In sharp contrast, the Jain temples inside the Fort are beautifully cared for. This interlinked complex of seven temples stand like secret boxes within boxes within the carved casket of the fort itself. Non-Jain visitors are allowed before noon, so we deposited our sandals at the entrance and let the cool marble floors caress our hot feet. Flanking each doorstep are a pair of grimacing stone dragons. “Their breath is supposed to cleanse the mind and the soul,” my guide explained. “Had a nice bath?” he joked as we stepped inside. The carvings that adorn every surface are as sensual and rich as anything found at Kajuraho. The temples house 6,666 statues of the 24 Jain prophets. One, a 2,000 year old carving in the main temple, is made of mud and glazed with pearl, a fresh coat of which is applied every five years. It was transported to its current site in the 16th century, along an underground tunnel 17 kilometers in length, to keep it safe from marauding enemies. Another, smaller idol is made from black ‘touchstone’ and flanked by two lamps, akhandjyoti, which have been kept alight continually for 400 years.
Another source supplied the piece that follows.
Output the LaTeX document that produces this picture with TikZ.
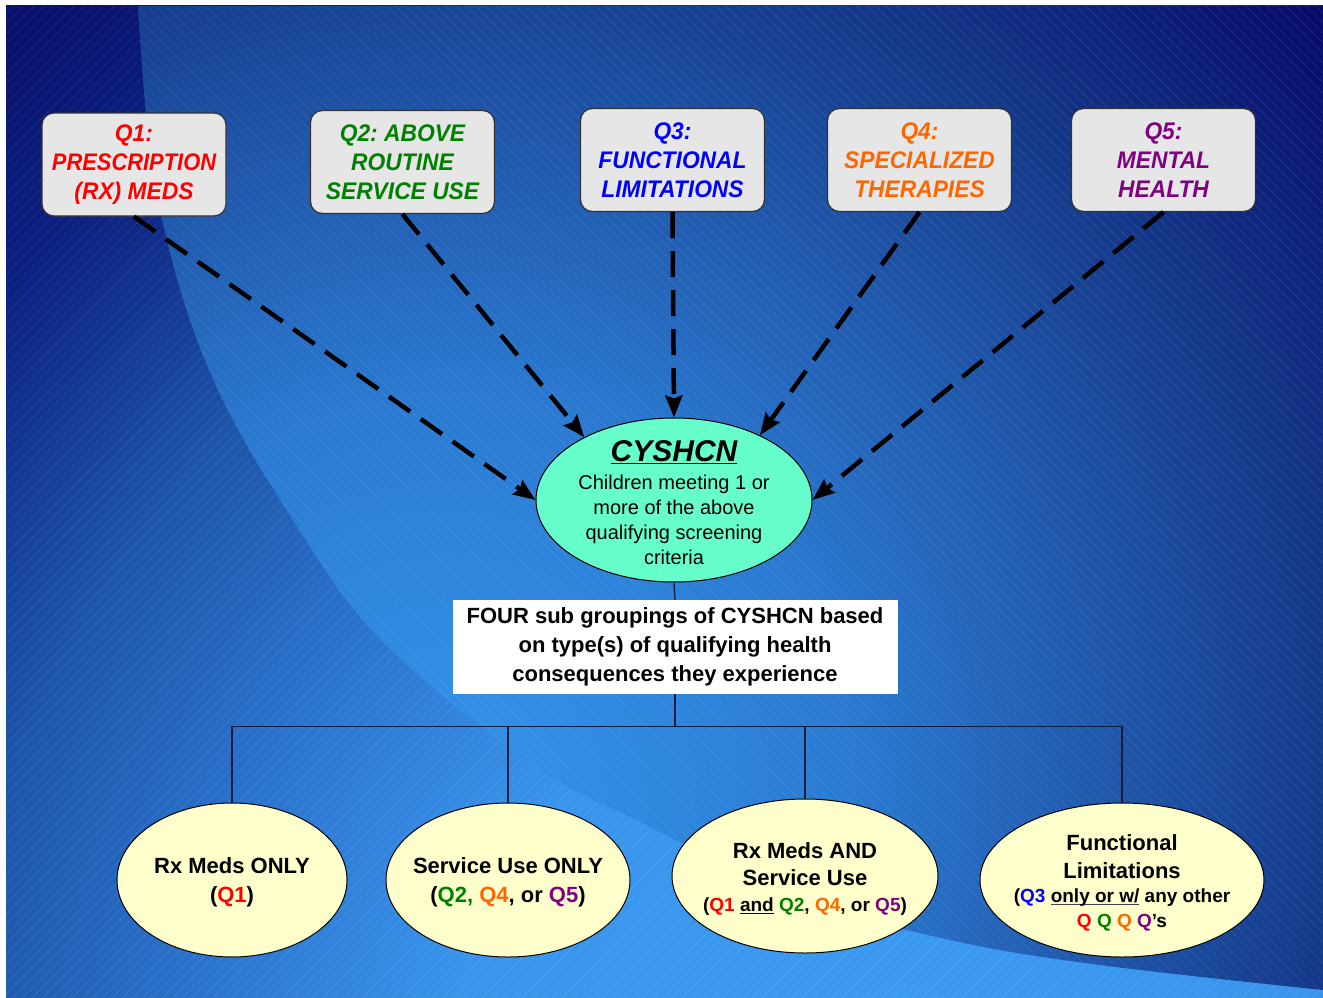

An extraordinary sense of time is brought home to you in these temples: an eerie sense that we are dealing not in years, or even centuries, but in Yugs, Mahayugs (4,320,000 years), or even Kalpas (4.32 billion years). The temples are constructed from three different types of stone: sandstone, marble, and a kind of mottled, caramelized rock called ‘sea-fossil stone’. Look closely at this and you can discern creeping fronds and wriggling creatures that populated the prehistoric seabed, when this entire region was covered with salt water. It was suddenly brought home to me that each grain of sand in the vast Thar Desert that stretched out on all sides was pounded into fineness by waves – not just wind. Suddenly it seemed as though this entire edifice – the Fort, the town, the havelis, the winding lanes, the courtyards and houses – were far beneath the ocean: a sunken treasure ship, with swimming birds and flying fish, coral reefs and sandy floor. More than ever, it felt like a dream-palace, a staggering edifice, a castle-in-the-air, that would exist and cease to be in the blink of a deity’s eye.
My most treasured souvenir of this extraordinary place is not the embroidered sunhat, nor the twinkling jootis, nor the leather camel, nor the bronze incense holder, nor the boyfriend-ugliness-dispelling t-shirt, but a fossilized sea-shell sold on the banks of the Gadisar Lake for ten rupees.